Bien que la désignation «toiture en roofing» soit utilisée dans le langage courant pour tous les types de toitures plates, la réalité technique est bien plus diversifiée. En effet, il existe aujourd'hui un large choix de matériaux et de configurations pour la mise en œuvre de ce type de toiture.

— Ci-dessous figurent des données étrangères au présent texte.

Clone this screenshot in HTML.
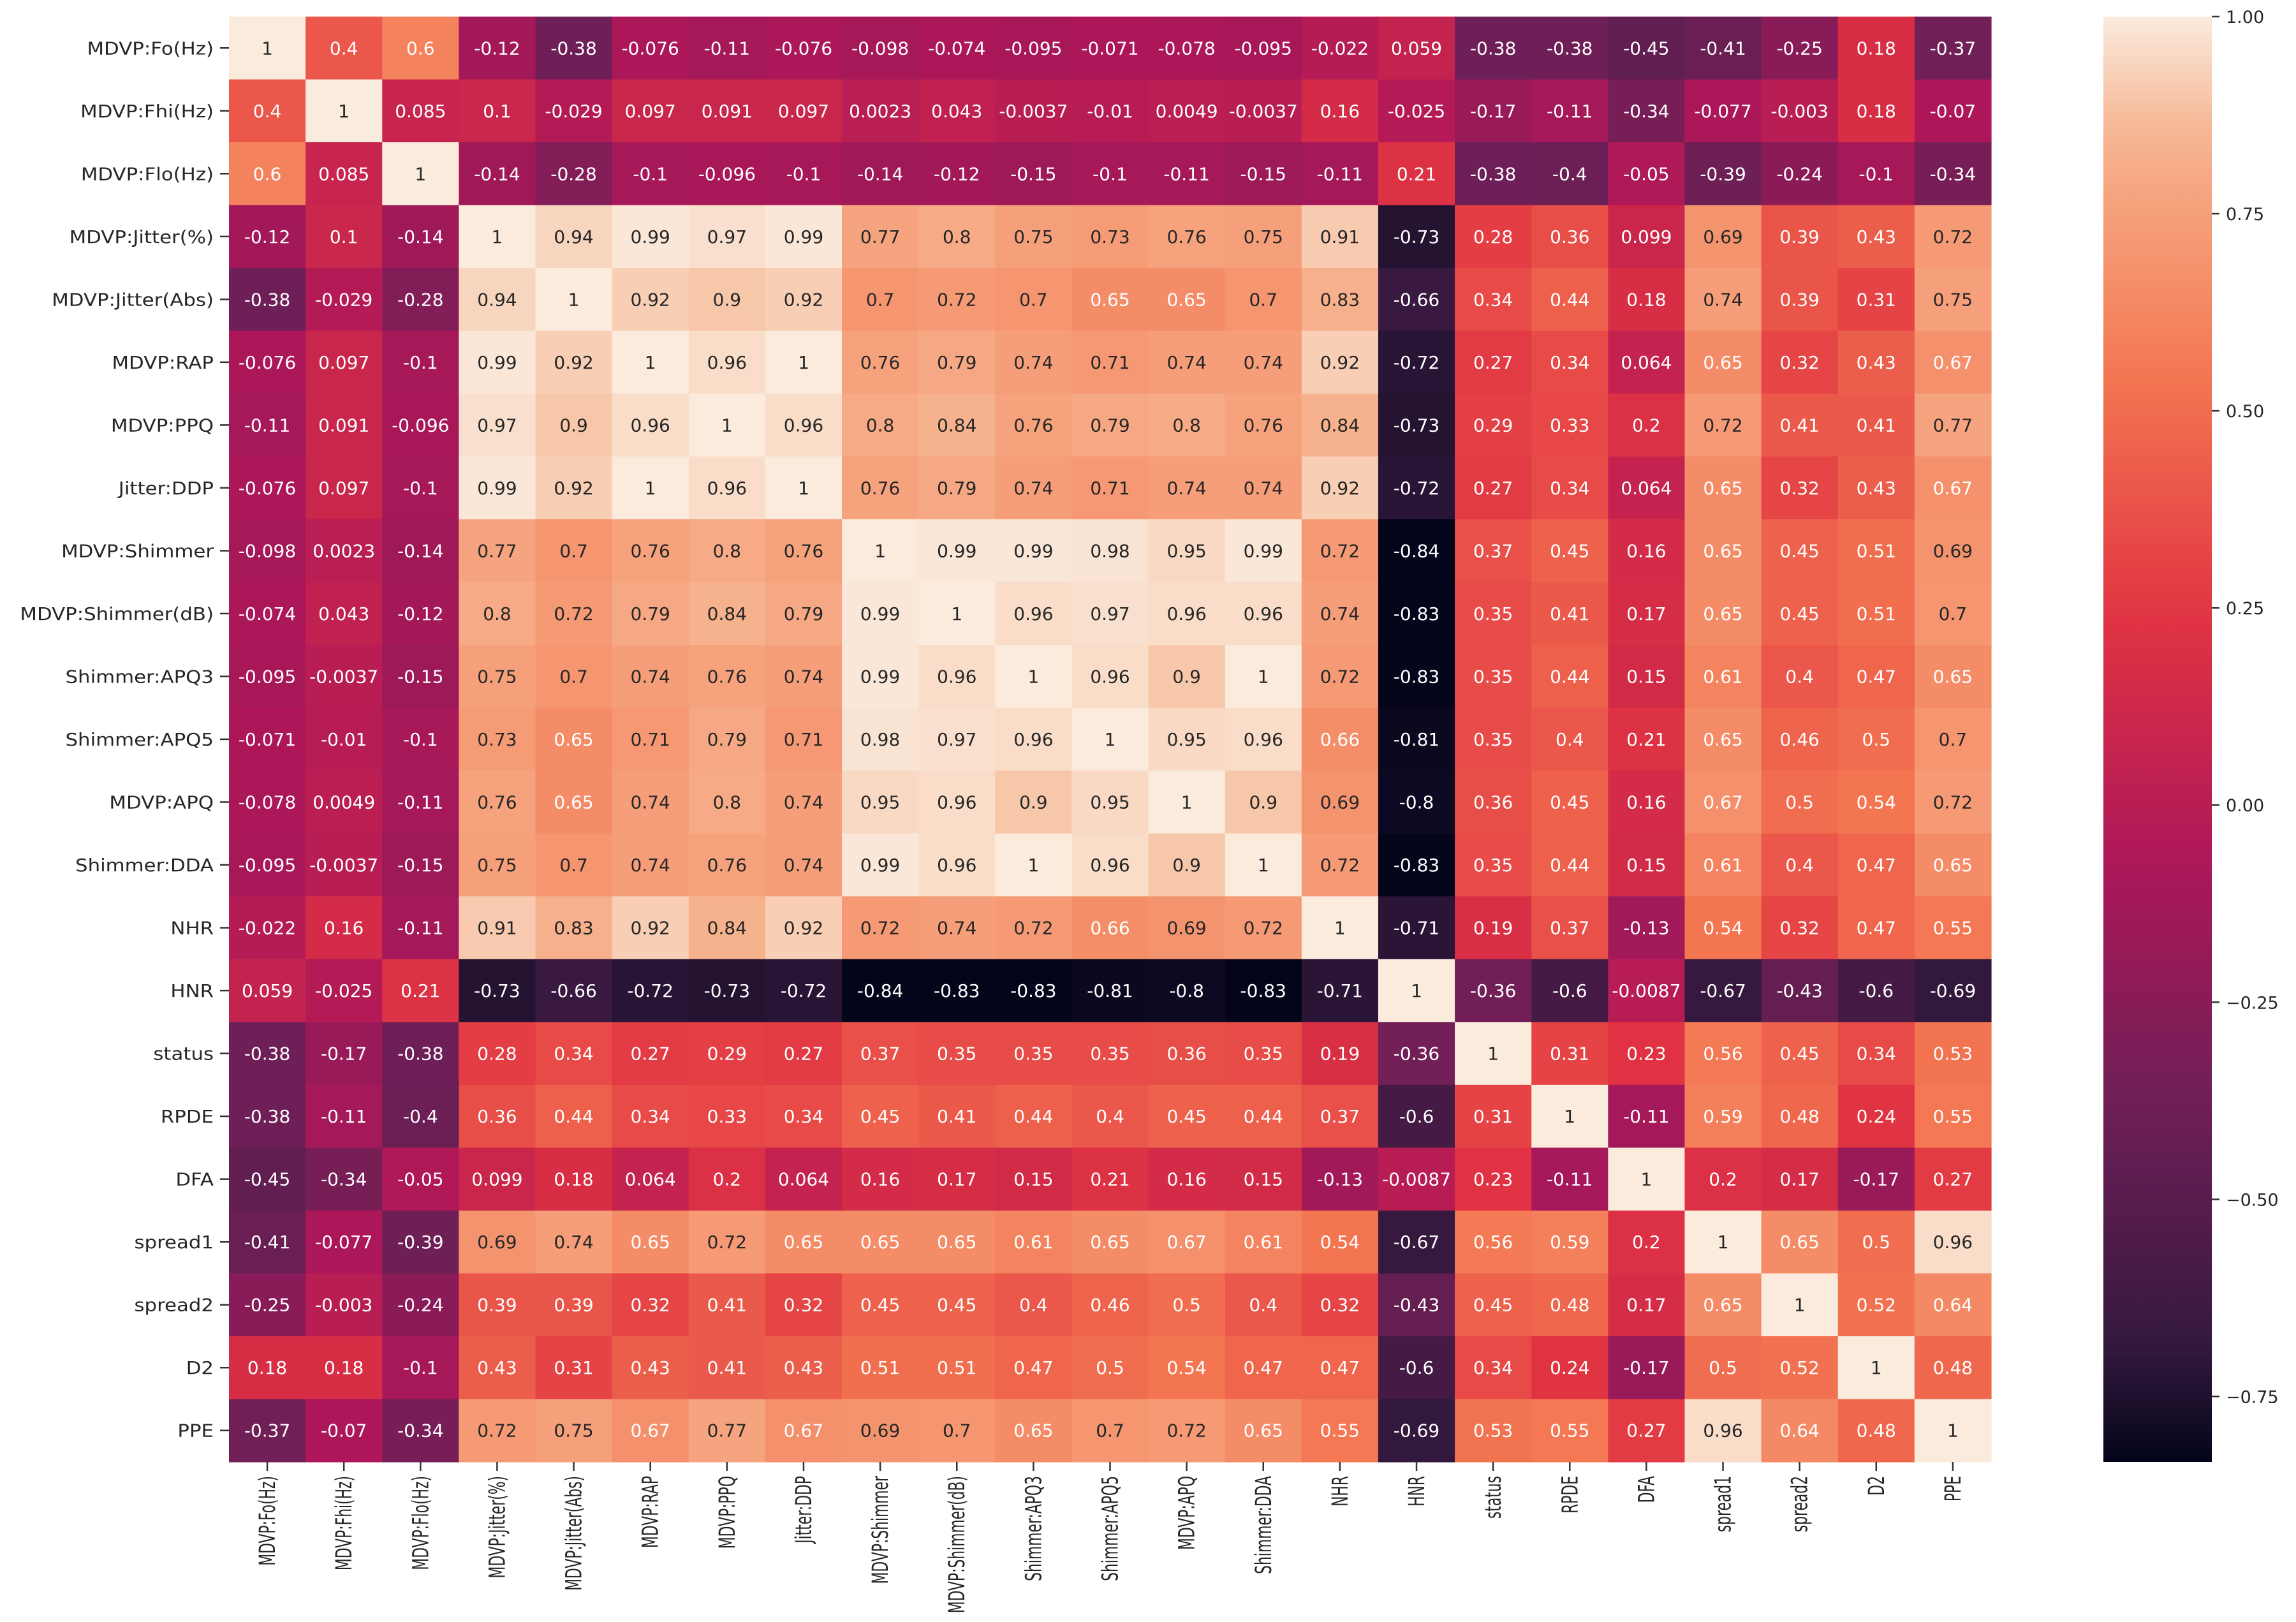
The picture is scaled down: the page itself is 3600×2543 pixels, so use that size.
<!DOCTYPE html>
<html><head><meta charset="utf-8">
<style>
html,body{margin:0;padding:0;background:#fff;}
svg{display:block;}
text{font-family:"DejaVu Sans","Liberation Sans",sans-serif;}
</style></head>
<body>
<svg id="chart" width="3600" height="2543" viewBox="0 0 3600 2543" xmlns="http://www.w3.org/2000/svg">
<defs>
<linearGradient id="rocketGrad" x1="0" y1="1" x2="0" y2="0"></linearGradient>
</defs>
<g id="cells"></g>
<g id="annots"></g>
<g id="yaxis"></g>
<g id="xaxis"></g>
<g id="cbar"></g>
</svg>
<script>
const labels = ["MDVP:Fo(Hz)","MDVP:Fhi(Hz)","MDVP:Flo(Hz)","MDVP:Jitter(%)","MDVP:Jitter(Abs)","MDVP:RAP","MDVP:PPQ","Jitter:DDP","MDVP:Shimmer","MDVP:Shimmer(dB)","Shimmer:APQ3","Shimmer:APQ5","MDVP:APQ","Shimmer:DDA","NHR","HNR","status","RPDE","DFA","spread1","spread2","D2","PPE"];
const r01 = [1,0.4,0.6,-0.12,-0.38,-0.076,-0.11,-0.076,-0.098,-0.074,-0.095,-0.071,-0.078,-0.095,-0.022,0.059,-0.38,-0.38,-0.45,-0.41,-0.25,0.18,-0.37];
const r02 = [0.4,1,0.085,0.1,-0.029,0.097,0.091,0.097,0.0023,0.043,-0.0037,-0.01,0.0049,-0.0037,0.16,-0.025,-0.17,-0.11,-0.34,-0.077,-0.003,0.18,-0.07];
const r03 = [0.6,0.085,1,-0.14,-0.28,-0.1,-0.096,-0.1,-0.14,-0.12,-0.15,-0.1,-0.11,-0.15,-0.11,0.21,-0.38,-0.4,-0.05,-0.39,-0.24,-0.1,-0.34];
const r04 = [-0.12,0.1,-0.14,1,0.94,0.99,0.97,0.99,0.77,0.8,0.75,0.73,0.76,0.75,0.91,-0.73,0.28,0.36,0.099,0.69,0.39,0.43,0.72];
const r05 = [-0.38,-0.029,-0.28,0.94,1,0.92,0.9,0.92,0.7,0.72,0.7,0.65,0.65,0.7,0.83,-0.66,0.34,0.44,0.18,0.74,0.39,0.31,0.75];
const r06 = [-0.076,0.097,-0.1,0.99,0.92,1,0.96,1,0.76,0.79,0.74,0.71,0.74,0.74,0.92,-0.72,0.27,0.34,0.064,0.65,0.32,0.43,0.67];
const r07 = [-0.11,0.091,-0.096,0.97,0.9,0.96,1,0.96,0.8,0.84,0.76,0.79,0.8,0.76,0.84,-0.73,0.29,0.33,0.2,0.72,0.41,0.41,0.77];
const r08 = [-0.076,0.097,-0.1,0.99,0.92,1,0.96,1,0.76,0.79,0.74,0.71,0.74,0.74,0.92,-0.72,0.27,0.34,0.064,0.65,0.32,0.43,0.67];
const r09 = [-0.098,0.0023,-0.14,0.77,0.7,0.76,0.8,0.76,1,0.99,0.99,0.98,0.95,0.99,0.72,-0.84,0.37,0.45,0.16,0.65,0.45,0.51,0.69];
const r10 = [-0.074,0.043,-0.12,0.8,0.72,0.79,0.84,0.79,0.99,1,0.96,0.97,0.96,0.96,0.74,-0.83,0.35,0.41,0.17,0.65,0.45,0.51,0.7];
const r11 = [-0.095,-0.0037,-0.15,0.75,0.7,0.74,0.76,0.74,0.99,0.96,1,0.96,0.9,1,0.72,-0.83,0.35,0.44,0.15,0.61,0.4,0.47,0.65];
const r12 = [-0.071,-0.01,-0.1,0.73,0.65,0.71,0.79,0.71,0.98,0.97,0.96,1,0.95,0.96,0.66,-0.81,0.35,0.4,0.21,0.65,0.46,0.5,0.7];
const r13 = [-0.078,0.0049,-0.11,0.76,0.65,0.74,0.8,0.74,0.95,0.96,0.9,0.95,1,0.9,0.69,-0.8,0.36,0.45,0.16,0.67,0.5,0.54,0.72];
const r14 = [-0.095,-0.0037,-0.15,0.75,0.7,0.74,0.76,0.74,0.99,0.96,1,0.96,0.9,1,0.72,-0.83,0.35,0.44,0.15,0.61,0.4,0.47,0.65];
const r15 = [-0.022,0.16,-0.11,0.91,0.83,0.92,0.84,0.92,0.72,0.74,0.72,0.66,0.69,0.72,1,-0.71,0.19,0.37,-0.13,0.54,0.32,0.47,0.55];
const r16 = [0.059,-0.025,0.21,-0.73,-0.66,-0.72,-0.73,-0.72,-0.84,-0.83,-0.83,-0.81,-0.8,-0.83,-0.71,1,-0.36,-0.6,-0.0087,-0.67,-0.43,-0.6,-0.69];
const r17 = [-0.38,-0.17,-0.38,0.28,0.34,0.27,0.29,0.27,0.37,0.35,0.35,0.35,0.36,0.35,0.19,-0.36,1,0.31,0.23,0.56,0.45,0.34,0.53];
const r18 = [-0.38,-0.11,-0.4,0.36,0.44,0.34,0.33,0.34,0.45,0.41,0.44,0.4,0.45,0.44,0.37,-0.6,0.31,1,-0.11,0.59,0.48,0.24,0.55];
const r19 = [-0.45,-0.34,-0.05,0.099,0.18,0.064,0.2,0.064,0.16,0.17,0.15,0.21,0.16,0.15,-0.13,-0.0087,0.23,-0.11,1,0.2,0.17,-0.17,0.27];
const r20 = [-0.41,-0.077,-0.39,0.69,0.74,0.65,0.72,0.65,0.65,0.65,0.61,0.65,0.67,0.61,0.54,-0.67,0.56,0.59,0.2,1,0.65,0.5,0.96];
const r21 = [-0.25,-0.003,-0.24,0.39,0.39,0.32,0.41,0.32,0.45,0.45,0.4,0.46,0.5,0.4,0.32,-0.43,0.45,0.48,0.17,0.65,1,0.52,0.64];
const r22 = [0.18,0.18,-0.1,0.43,0.31,0.43,0.41,0.43,0.51,0.51,0.47,0.5,0.54,0.47,0.47,-0.6,0.34,0.24,-0.17,0.5,0.52,1,0.48];
const r23 = [-0.37,-0.07,-0.34,0.72,0.75,0.67,0.77,0.67,0.69,0.7,0.65,0.7,0.72,0.65,0.55,-0.69,0.53,0.55,0.27,0.96,0.64,0.48,1];
const cbarTicks = [1.0,0.75,0.5,0.25,0,-0.25,-0.5,-0.75];
const cbarTickLabels = ["1.00","0.75","0.50","0.25","0.00","\u22120.25","\u22120.50","\u22120.75"];
const vmin = -0.833, vmax = 1.0;

const matrix = [r01,r02,r03,r04,r05,r06,r07,r08,r09,r10,r11,r12,r13,r14,r15,r16,r17,r18,r19,r20,r21,r22,r23];

const X0 = 359, X1 = 3122, Y0 = 26, Y1 = 2292;
const n = labels.length;
const cw = (X1 - X0) / n, ch = (Y1 - Y0) / n;
const xPos = i => X0 + i * cw;
const yPos = j => Y0 + j * ch;
const CB_X0 = 3298, CB_X1 = 3468;
const cbY = v => Y0 + (vmax - v) / (vmax - vmin) * (Y1 - Y0);

const stops = [[0,[3,5,26]],[0.083,[53,25,62]],[0.25,[112,31,87]],[0.417,[173,23,89]],[0.583,[225,51,66]],[0.75,[243,118,81]],[0.917,[246,180,143]],[1,[250,235,221]]];
function rocket(t){
  t = Math.max(0, Math.min(1, t));
  for (let k = 1; k < stops.length; k++){
    if (t <= stops[k][0]){
      const [a, ca] = stops[k-1], [b, cb] = stops[k];
      const f = (t - a) / (b - a);
      return ca.map((c, i) => Math.round(c + (cb[i] - c) * f));
    }
  }
  return stops[stops.length-1][1];
}
const rgb = c => `rgb(${c[0]},${c[1]},${c[2]})`;
function lum(c){
  const l = c.map(v => { v /= 255; return v <= 0.03928 ? v/12.92 : Math.pow((v+0.055)/1.055, 2.4); });
  return 0.2126*l[0] + 0.7152*l[1] + 0.0722*l[2];
}
const NS = "http://www.w3.org/2000/svg";
function mk(tag, attrs, parent){
  const e = document.createElementNS(NS, tag);
  for (const k in attrs) e.setAttribute(k, attrs[k]);
  parent.appendChild(e);
  return e;
}

const gCells = document.getElementById('cells');
const gAnn = document.getElementById('annots');
matrix.forEach((row, j) => {
  row.forEach((v, i) => {
    const c = rocket((v - vmin) / (vmax - vmin));
    const r = mk('rect', {x: xPos(i), y: yPos(j), width: cw + 0.6, height: ch + 0.6, fill: rgb(c)}, gCells);
    
    
    const t = mk('text', {x: xPos(i) + cw/2, y: yPos(j) + ch/2 + 10, 'text-anchor': 'middle', 'font-size': 28, fill: lum(c) > 0.408 ? '#262626' : '#ffffff'}, gAnn);
    t.textContent = String(v);
    
    
  });
});

const gY = document.getElementById('yaxis');
const gX = document.getElementById('xaxis');
labels.forEach((lab, j) => {
  const yc = yPos(j) + ch/2;
  mk('line', {x1: X0 - 14, x2: X0, y1: yc, y2: yc, stroke: '#333', 'stroke-width': 2.5}, gY);
  const t = mk('text', {x: 0, y: 0, 'text-anchor': 'end', 'font-size': 28, fill: '#262626', transform: `translate(${X0 - 24},${yc + 10}) scale(1.1,1)`}, gY);
  t.textContent = lab;
  
  
});
labels.forEach((lab, i) => {
  const xc = xPos(i) + cw/2;
  mk('line', {x1: xc, x2: xc, y1: Y1, y2: Y1 + 14, stroke: '#333', 'stroke-width': 2.5}, gX);
  const t = mk('text', {x: 0, y: 0, 'text-anchor': 'end', 'font-size': 28, fill: '#262626', transform: `translate(${xc + 12},${Y1 + 22}) rotate(-90) scale(0.78,1.25)`}, gX);
  t.textContent = lab;
  
  
});

const grad = document.getElementById('rocketGrad');
for (let k = 0; k <= 40; k++){
  const t = k / 40;
  mk('stop', {offset: t, 'stop-color': rgb(rocket(t))}, grad);
}
const gCb = document.getElementById('cbar');
const cbRect = mk('rect', {x: CB_X0, y: Y0, width: CB_X1 - CB_X0, height: Y1 - Y0, fill: 'url(#rocketGrad)'}, gCb);


cbarTicks.forEach((v, k) => {
  const y = cbY(v);
  mk('line', {x1: CB_X1, x2: CB_X1 + 12, y1: y, y2: y, stroke: '#333', 'stroke-width': 2.5}, gCb);
  const t = mk('text', {x: CB_X1 + 22, y: y + 10, 'font-size': 27, fill: '#262626'}, gCb);
  t.textContent = cbarTickLabels[k];
  
  
});
</script>
</body></html>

Dans le segment des habitations unifamiliales, on estime la part de marché des produits bitumineux à quelque 60% de parts de marché contre 40% à l'EPDM (caoutchouc de synthèse). Le PVC et le TPO (membranes de polyoléfines thermoplastiques) sont également utilisés pour garantir l'étanchéité des toitures plates. Parallèlement à ces évolutions, les étanchéités liquides appliquées à la brosse ou par projection ouvrent de nouvelles perspectives pour assurer l'étanchéité des toitures plates de demain. L'atout n°1 de ce coating est que la consistance liquide de la résine lui permet d'étancher des surfaces diverses et compliquées telles que des coupoles, dômes ou autres ouvrages à fortes pentes, difficilement réalisables au moyen des techniques traditionnelles.